In 1980, the school responded to a growing need, adding a kindergarten as well as a new wing, which included a library, gymnasium, music room and two new classrooms. In 1993, also because of demands on their community, the Daughters of Charity were forced to leave St. Mary’s and the school began its current system, led by lay faculty members.
In 2001, St. Mary’s added a new building on its existing site, which includes a chapel, expanded art, music and drama areas, an air-conditioned gymnasium, a media center, computer and foreign language labs, and room for two classes per grade.
Currently the school has a record high enrollment of 373 students in pre-kindergarten through eighth grade, but it’s the school’s long-standing tradition that has made St. Mary’s the school of choice for some families for generations.
Jody Black attended St. Mary’s School in the 1970s along with his sister. Their father had also attended the school, and Black now has a daughter there in the third grade.
“It’s the way the faculty treats the children there,” he said. “It doesn’t matter if your child is a third-grader, the eighth-grade teacher knows her. The big kids help the little kids. There is a lot of respect for each other at St. Mary’s,” he said, adding that his daughter looks forward to school each day.
“You know she’s happy when I barely stop the car and she’s trying to jump out,” he said. “There is no hesitation. She loves it.”
Bob Howell attended St. Mary’s School from first through fifth grade from 1966-1971 and now lives with his wife and three sons in a Cleveland, Ohio, suburb. He still has fond memories of the Rome school.
“I loved my time at St. Mary’s—and I can say that is what led me and my family to becoming Catholic,” he said. “My uncle had converted, which is why I wound up going there.”
Howell remembers well certain priests and sisters who staffed the school, as well as a past holiday tradition.
“I remember when a creek used to go through the campus, and we used to dye it green for St. Patrick’s Day,” he said. “For some time we had Irish priests.”
Jackson began working at the school in 1995. Her four sons have all graduated from St. Mary’s and she says the school has been a “huge part” of her family’s life.

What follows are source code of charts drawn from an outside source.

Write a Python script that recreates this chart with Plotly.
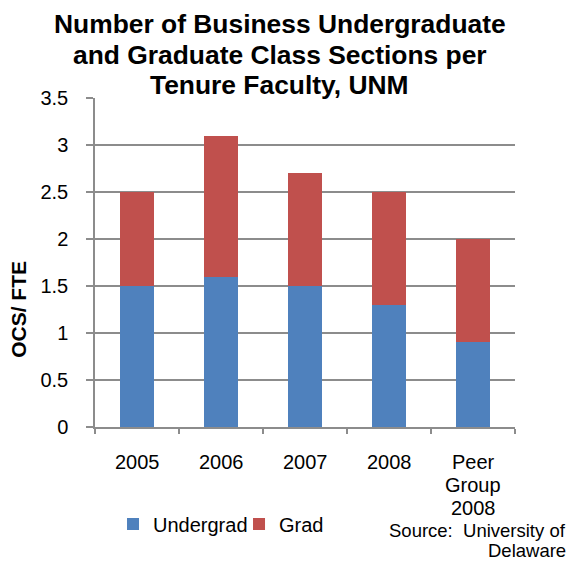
import plotly.graph_objects as go

categories = ["2005", "2006", "2007", "2008", "Peer Group 2008"]
category_label_lines = [["2005"], ["2006"], ["2007"], ["2008"], ["Peer", "Group", "2008"]]
undergrad = [1.5, 1.6, 1.5, 1.3, 0.9]
grad = [1.0, 1.5, 1.2, 1.2, 1.1]
y_ticks = [0, 0.5, 1, 1.5, 2, 2.5, 3, 3.5]
y_tick_labels = ["0", "0.5", "1", "1.5", "2", "2.5", "3", "3.5"]
title_lines = ["Number of Business Undergraduate",
               "and Graduate Class Sections per",
               "Tenure Faculty, UNM"]
source_lines = ["Source:\u00a0\u00a0University of", "Delaware"]

FONT = "Liberation Sans, Arial, sans-serif"
GRID = "#8c8c8c"

fig = go.Figure()
fig.add_trace(go.Bar(x=categories, y=undergrad, name="Undergrad",
                     marker=dict(color="#4F81BD", line=dict(width=0)), width=0.4))
fig.add_trace(go.Bar(x=categories, y=grad, name="Grad",
                     marker=dict(color="#C0504D", line=dict(width=0)), width=0.4))

annotations = []
# three-line bold title
for text, yy in zip(title_lines, [1.2264, 1.1307, 1.0395]):
    annotations.append(dict(text=f"<b>{text}</b>", xref="paper", yref="paper",
                            x=0.44, y=yy, xanchor="center", yanchor="middle",
                            showarrow=False,
                            font=dict(family=FONT, size=26.4, color="black")))
# category labels under the axis, one annotation per line for tight spacing
# (x given as the category index so year-like names are not read as numbers)
label_rows = [-0.1064, -0.1763, -0.2462]
for idx, lines in enumerate(category_label_lines):
    for line, yy in zip(lines, label_rows):
        annotations.append(dict(text=line, xref="x", yref="paper",
                                x=idx, y=yy, xanchor="center", yanchor="middle",
                                showarrow=False,
                                font=dict(family=FONT, size=20, color="black")))
# rotated y-axis title
annotations.append(dict(text="<b>OCS/ FTE</b>", xref="paper", yref="paper",
                        x=-0.181, y=0.359, xanchor="center", yanchor="middle",
                        textangle=-90, showarrow=False,
                        font=dict(family=FONT, size=21, color="black")))
# source note, right aligned
for text, yy in zip(source_lines, [-0.3146, -0.3754]):
    annotations.append(dict(text=text, xref="paper", yref="paper",
                            x=1.126, y=yy, xanchor="right", yanchor="middle",
                            showarrow=False,
                            font=dict(family=FONT, size=18.5, color="black")))

fig.update_layout(
    barmode="stack",
    width=571, height=562,
    paper_bgcolor="white", plot_bgcolor="white",
    margin=dict(l=95, r=56, t=98, b=135),
    font=dict(family=FONT, size=20, color="black"),
    showlegend=True,
    legend=dict(orientation="h", traceorder="normal",
                x=0.0429, y=-0.295, xanchor="left", yanchor="middle",
                font=dict(family=FONT, size=20), itemwidth=30,
                entrywidth=81, entrywidthmode="pixels",
                bgcolor="rgba(0,0,0,0)"),
    xaxis=dict(
        type="category", categoryorder="array", categoryarray=categories,
        range=[-0.5, len(categories) - 0.5], autorange=False,
        tickson="boundaries", ticks="outside", ticklen=5,
        tickcolor=GRID, tickwidth=1.5, showline=True, linecolor=GRID, linewidth=1.5,
        showgrid=False, showticklabels=False,
    ),
    yaxis=dict(
        range=[0, 3.5], tickvals=y_ticks, ticktext=y_tick_labels,
        ticks="outside", ticklen=7, tickcolor=GRID, tickwidth=1.5,
        showline=True, linecolor=GRID, linewidth=1.5,
        showgrid=True, gridcolor=GRID, gridwidth=1.5,
        zeroline=False, tickfont=dict(size=20), ticklabelstandoff=14,
    ),
    annotations=annotations,
)

fig.write_html("out.html")
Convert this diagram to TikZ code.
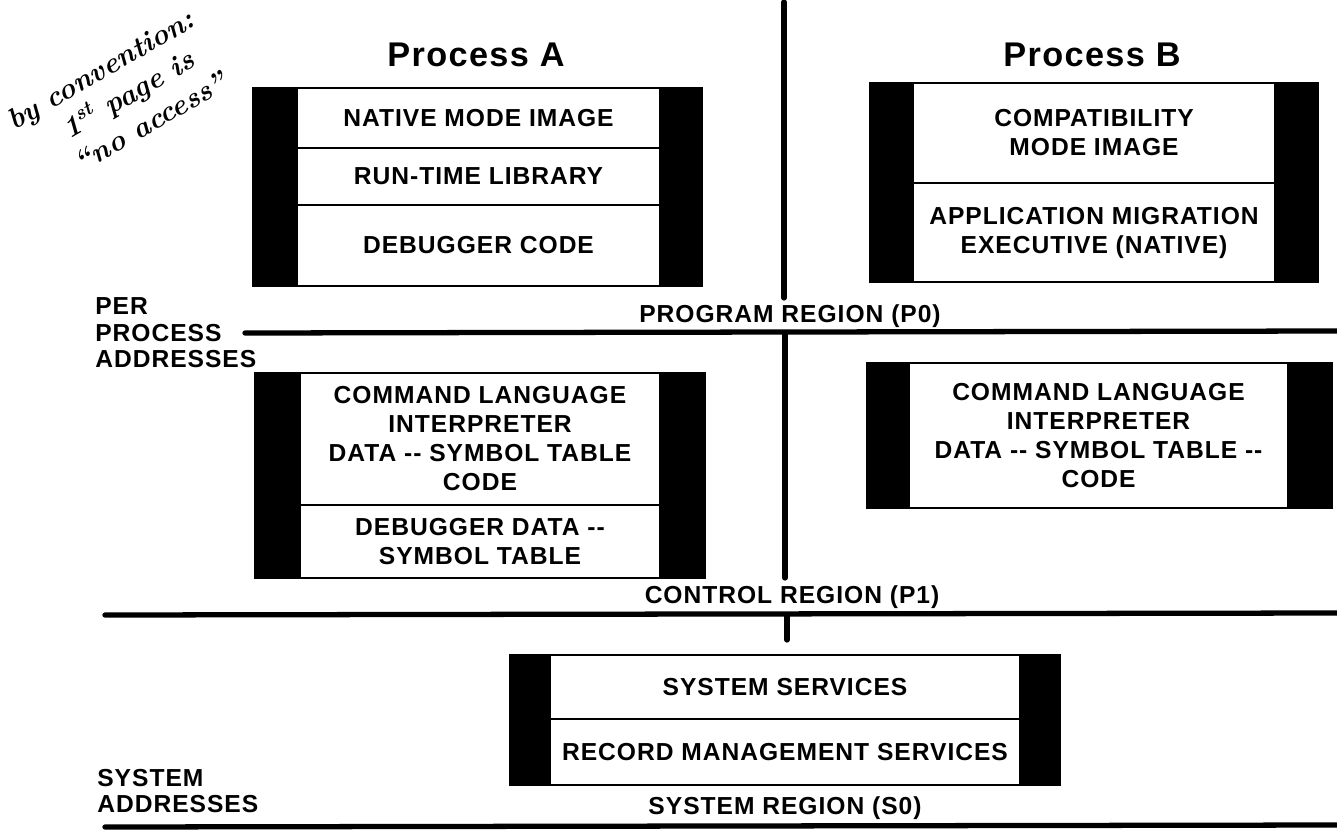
\documentclass[tikz,border=0pt]{standalone}
\usepackage{fontspec}
\setsansfont{Liberation Sans}[LetterSpace=4]
\usetikzlibrary{backgrounds}

\tikzset{
  cell/.style={draw, line width=1.2pt, fill=white, inner sep=0pt, align=center, font=\sffamily\bfseries\fontsize{14}{16.5}\selectfont},
  rule/.style={line width=3pt, line cap=round},
  title/.style={font=\sffamily\bfseries\fontsize{19.5}{22}\selectfont},
  region/.style={font=\sffamily\bfseries\fontsize{14}{16.5}\selectfont},
  side/.style={align=left, anchor=west, inner sep=0pt, font=\sffamily\bfseries\fontsize{14}{15}\selectfont},
  hand/.style={font=\rmfamily\bfseries\itshape\fontsize{16.5}{20}\selectfont, rotate=30, align=left, inner sep=0pt},
  band/.style={fill=black}
}

\begin{document}
\begin{tikzpicture}[x=0.02cm, y=-0.02cm]
  \useasboundingbox (0,0) rectangle (1337,835);

  % margin note
  \node[hand] (note) at (118,100) {by convention:\\\hspace*{1.5em}1\textsuperscript{st} page is\\\hspace*{1.3em}“no access”};

  % titles
  \node[title] (procA) at (476,55) {Process A};
  \node[title] (procB) at (1092,55) {Process B};

  % process A, program region
  \node[cell, minimum width=7.26cm, minimum height=1.2cm] (pa1) at (478.5,118) {NATIVE MODE IMAGE};
  \node[cell, minimum width=7.26cm, minimum height=1.14cm] (pa2) at (478.5,176.5) {RUN-TIME LIBRARY};
  \node[cell, minimum width=7.26cm, minimum height=1.62cm] (pa3) at (478.5,245.5) {DEBUGGER CODE};

  % process B, program region
  \node[cell, minimum width=7.24cm, minimum height=2.0cm] (pb1) at (1094,133) {COMPATIBILITY\\MODE IMAGE};
  \node[cell, minimum width=7.24cm, minimum height=1.98cm] (pb2) at (1094,232.5) {APPLICATION MIGRATION\\EXECUTIVE (NATIVE)};

  % process A, control region
  \node[cell, minimum width=7.2cm, minimum height=2.64cm] (ca1) at (480,439) {COMMAND LANGUAGE\\INTERPRETER\\DATA -{}- SYMBOL TABLE\\CODE};
  \node[cell, minimum width=7.2cm, minimum height=1.46cm] (ca2) at (480,541.5) {DEBUGGER DATA -{}-\\SYMBOL TABLE};

  % process B, control region
  \node[cell, minimum width=7.58cm, minimum height=2.9cm] (cb1) at (1098.5,435.5) {COMMAND LANGUAGE\\INTERPRETER\\DATA -{}- SYMBOL TABLE -{}-\\CODE};

  % system region
  \node[cell, minimum width=9.4cm, minimum height=1.28cm] (sys1) at (785,687) {SYSTEM SERVICES};
  \node[cell, minimum width=9.4cm, minimum height=1.32cm] (sys2) at (785,752) {RECORD MANAGEMENT SERVICES};

  % black side bands
  \begin{scope}[on background layer]
    \fill[band] ([xshift=-0.88cm]pa1.north west) rectangle ([xshift=0.84cm]pa3.south east);
    \fill[band] ([xshift=-0.86cm]pb1.north west) rectangle ([xshift=0.86cm]pb2.south east);
    \fill[band] ([xshift=-0.9cm]ca1.north west) rectangle ([xshift=0.9cm]ca2.south east);
    \fill[band] ([xshift=-0.84cm]cb1.north west) rectangle ([xshift=0.88cm]cb1.south east);
    \fill[band] ([xshift=-0.8cm]sys1.north west) rectangle ([xshift=0.8cm]sys2.south east);
  \end{scope}

  % region labels
  \node[region] (p0) at (790,316) {PROGRAM REGION (P0)};
  \node[region] (p1) at (792,597) {CONTROL REGION (P1)};
  \node[region] (s0) at (785,808) {SYSTEM REGION (S0)};
  \node[side] (perproc) at (95,333) {PER\\PROCESS\\ADDRESSES};
  \node[side] (sysaddr) at (97,791) {SYSTEM\\ADDRESSES};

  % dividing rules
  \coordinate (vtop) at (784,2);
  \coordinate (vp0) at (784,298);
  \coordinate (vp0b) at (785,334);
  \coordinate (vp1) at (785,578);
  \coordinate (vp1b) at (787,615);
  \coordinate (vs0) at (787,640);
  \coordinate (p0l) at (245,333);
  \coordinate (p0r) at (1337,331);
  \coordinate (p1l) at (105,615);
  \coordinate (p1r) at (1337,613);
  \coordinate (s0l) at (105,827);
  \coordinate (s0r) at (1337,825);
  \draw[rule] (vtop) -- (vp0);
  \draw[rule] (vp0b) -- (vp1);
  \draw[rule] (vp1b) -- (vs0);
  \draw[rule] (p0l) -- (p0r);
  \draw[rule] (p1l) -- (p1r);
  \draw[rule] (s0l) -- (s0r);
\end{tikzpicture}
\end{document}
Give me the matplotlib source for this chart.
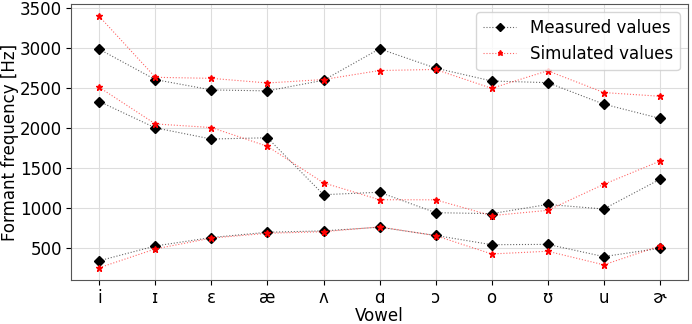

“We’re so much like family here. People really do care about each other,” she said. “I think it’s a place where everybody feels like they belong. No matter how diverse the school becomes, you still have a sense of belonging. I think also that tradition being 60 years old, you just have a feeling you’re part of something bigger and that we’re connected by the lives of the people who went before us.”